A man who claimed he had child porn images on his computer because he was planning to complain about them has been jailed by appeal court judges.
The Court of Appeal, where Smart's case was heard
Ronald Smart, 36, of Castle Douglas, was sent to prison in October 2004 for four months for making indecent photos.
He was released after three weeks pending a legal challenge over the way the sheriff had directed the jury.
But judges at the Court of Criminal Appeal in Edinburgh have now ruled there was no miscarriage of justice.
After Smart's appeal was refused advocate depute Brian McConnachie asked for a warrant to return him to prison to serve the remainder of his sentence, which was granted by the court.
Smart was caught with 464 indecent images of children on a computer at his home in Kirkcudbrightshire after police acted on intelligence.

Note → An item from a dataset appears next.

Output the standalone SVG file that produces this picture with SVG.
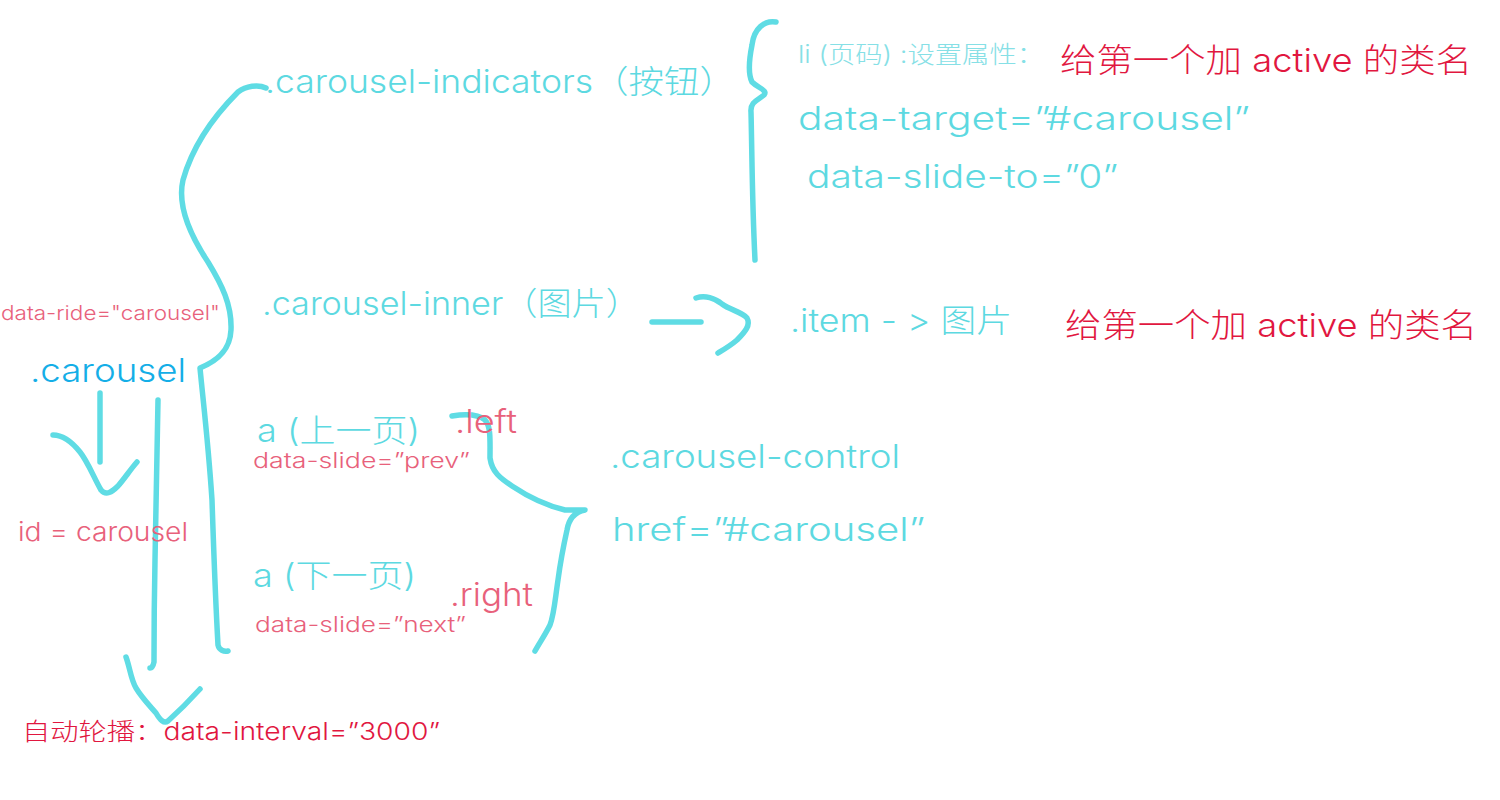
<svg xmlns="http://www.w3.org/2000/svg" width="1500" height="800" viewBox="0 0 1500 800">
<defs>
<filter id="soft" filterUnits="userSpaceOnUse" x="0" y="0" width="1500" height="800"><feGaussianBlur stdDeviation="0.7"/></filter>
</defs>
<style>
text{font-family:"Inter","Liberation Sans","Noto Sans CJK SC",sans-serif;font-weight:300;}
.cy{fill:#5dd9e1;font-size:32px;}
.cyl{fill:#86e0e6;font-size:24px;}
.blue{fill:#14aee7;font-size:32px;}
.pink{fill:#e8617b;}
.red{fill:#e1173f;}
.stroke{fill:none;stroke:#5fdce4;stroke-width:5.5;stroke-linecap:round;stroke-linejoin:round;filter:url(#soft);}
</style>
<rect width="1500" height="800" fill="#ffffff"/>
<g id="connectors">
<path class="stroke" d="M266,88 C258,84 246,86 238,92 C212,118 192,148 183,180 C177,206 190,235 208,262 C222,285 232,305 231,330 C230,352 215,362 200,368 C203,400 208,440 212,500 C214,560 216,610 218,645 C219,650 224,652 228,651"/>
<path class="stroke" d="M776,22 C765,20 754,28 752,45 C749,60 748,74 752,82 C758,88 768,90 764,95 C758,100 750,102 751,112 C752,150 752,200 755,260"/>
<path class="stroke" d="M652,322 L701,322"/>
<path class="stroke" d="M696,298 C705,295 715,298 722,304 C730,310 742,312 747,318 C751,325 745,332 737,340 C730,346 723,350 718,353"/>
<path class="stroke" d="M452,416 C465,414 478,414 485,420 C491,426 490,440 490,458 C492,472 500,478 512,486 C530,498 548,506 565,510 L585,510 C575,512 569,518 567,530 C563,548 560,565 558,580 C555,600 554,615 550,625 C545,635 540,642 535,651"/>
<path class="stroke" d="M100,393 L100,462"/>
<path class="stroke" d="M53,435 C62,435 72,442 80,452 C88,462 94,478 101,490 C106,496 112,492 118,486 C125,478 130,470 137,462"/>
<path class="stroke" d="M158,400 C157,440 156,500 155,560 C154,610 154,645 154,662 C153,667 151,668 150,668"/>
<path class="stroke" d="M126,657 C130,668 131,680 136,688 C142,698 150,706 156,713 C160,720 164,724 168,721 C178,712 190,700 200,689"/>
</g>
<g id="node-indicators"><text class="cy" x="265" y="93" textLength="470" lengthAdjust="spacingAndGlyphs">.carousel-indicators（按钮）</text></g>
<g id="node-li"><text class="cyl" x="798" y="63" textLength="246" lengthAdjust="spacingAndGlyphs">li (页码) :设置属性：</text></g>
<g id="node-active1"><text class="red" x="1060" y="72" font-size="33" textLength="412" lengthAdjust="spacingAndGlyphs">给第一个加 active 的类名</text></g>
<g id="node-target"><text class="cy" x="798" y="130" textLength="452" lengthAdjust="spacingAndGlyphs">data-target=”#carousel”</text></g>
<g id="node-slideto"><text class="cy" x="807" y="188" textLength="311" lengthAdjust="spacingAndGlyphs">data-slide-to=”0”</text></g>
<g id="node-inner"><text class="cy" x="262" y="315" textLength="378" lengthAdjust="spacingAndGlyphs">.carousel-inner（图片）</text></g>
<g id="node-item"><text class="cy" x="790" y="332" font-size="31" textLength="222" lengthAdjust="spacingAndGlyphs">.item  - &gt; 图片</text></g>
<g id="node-active2"><text class="red" x="1065" y="337" font-size="33" textLength="412" lengthAdjust="spacingAndGlyphs">给第一个加 active 的类名</text></g>
<g id="node-ride"><text class="pink" x="1" y="320" font-size="20" textLength="219" lengthAdjust="spacingAndGlyphs">data-ride="carousel"</text></g>
<g id="node-carousel"><text class="blue" x="30" y="382" textLength="156" lengthAdjust="spacingAndGlyphs">.carousel</text></g>
<g id="node-id"><text class="pink" x="18" y="541" font-size="26" textLength="170" lengthAdjust="spacingAndGlyphs">id = carousel</text></g>
<g id="node-prev"><text class="cy" x="257" y="442" textLength="163" lengthAdjust="spacingAndGlyphs">a (上一页)</text></g>
<g id="node-left"><text class="pink" x="455" y="433" font-size="32" textLength="62" lengthAdjust="spacingAndGlyphs">.left</text></g>
<g id="node-prev-attr"><text class="pink" x="253" y="468" font-size="21" textLength="217" lengthAdjust="spacingAndGlyphs">data-slide=”prev”</text></g>
<g id="node-control"><text class="cy" x="610" y="468" textLength="290" lengthAdjust="spacingAndGlyphs">.carousel-control</text></g>
<g id="node-href"><text class="cy" x="612" y="541" textLength="313" lengthAdjust="spacingAndGlyphs">href=”#carousel”</text></g>
<g id="node-next"><text class="cy" x="253" y="587" textLength="163" lengthAdjust="spacingAndGlyphs">a (下一页)</text></g>
<g id="node-right"><text class="pink" x="450" y="606" font-size="32" textLength="83" lengthAdjust="spacingAndGlyphs">.right</text></g>
<g id="node-next-attr"><text class="pink" x="255" y="632" font-size="21" textLength="211" lengthAdjust="spacingAndGlyphs">data-slide=”next”</text></g>
<g id="node-interval"><text class="red" x="22" y="740" font-size="24" textLength="418" lengthAdjust="spacingAndGlyphs">自动轮播：data-interval=”3000”</text></g>
</svg>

Police examined 3,500 images taken from the hard drive and found that the vast majority were pornographic images of adults, but among them were pictures of children.
The Crown maintained at his trial at Kirkcudbright Sheriff Court that he had used his credit card to pay for access to internet sites, which could be recognised as being devoted to child porn.
Evidence was led that these sites targeted those interested in child pornography and that Smart paid to allow him to make the images found on his computer.
The appeal judges heard that he claimed to police during an interview that he had them with "the intention of complaining to the firm that acted as his server regarding their existence".
Defence counsel Shahid Latif told the court that Smart said he had been using the web for looking at adult pornography on several sites.
Smart's lawyers claimed that he had suffered a miscarriage of justice because the sheriff at his trial failed properly to direct the jury, which returned a unanimous guilty verdict.
But Lord Osborne, who heard the appeal with Lord Abernethy and Lord Carloway, said: "We were informed that the appellant had stated in his interview with the police that he had the offending images with the intention of complaining to the firm that acted as his server regarding their existence."
"It appears to us to be inherent in that statement that he possessed the necessary mens rea (intention) in making the images concerned," he said.
The judges said they considered that the sheriff had indicated to the jury the need for a mental element in the commission of the crime.
Smart had worked in a family book and toy shop while awaiting the outcome of appeal proceedings.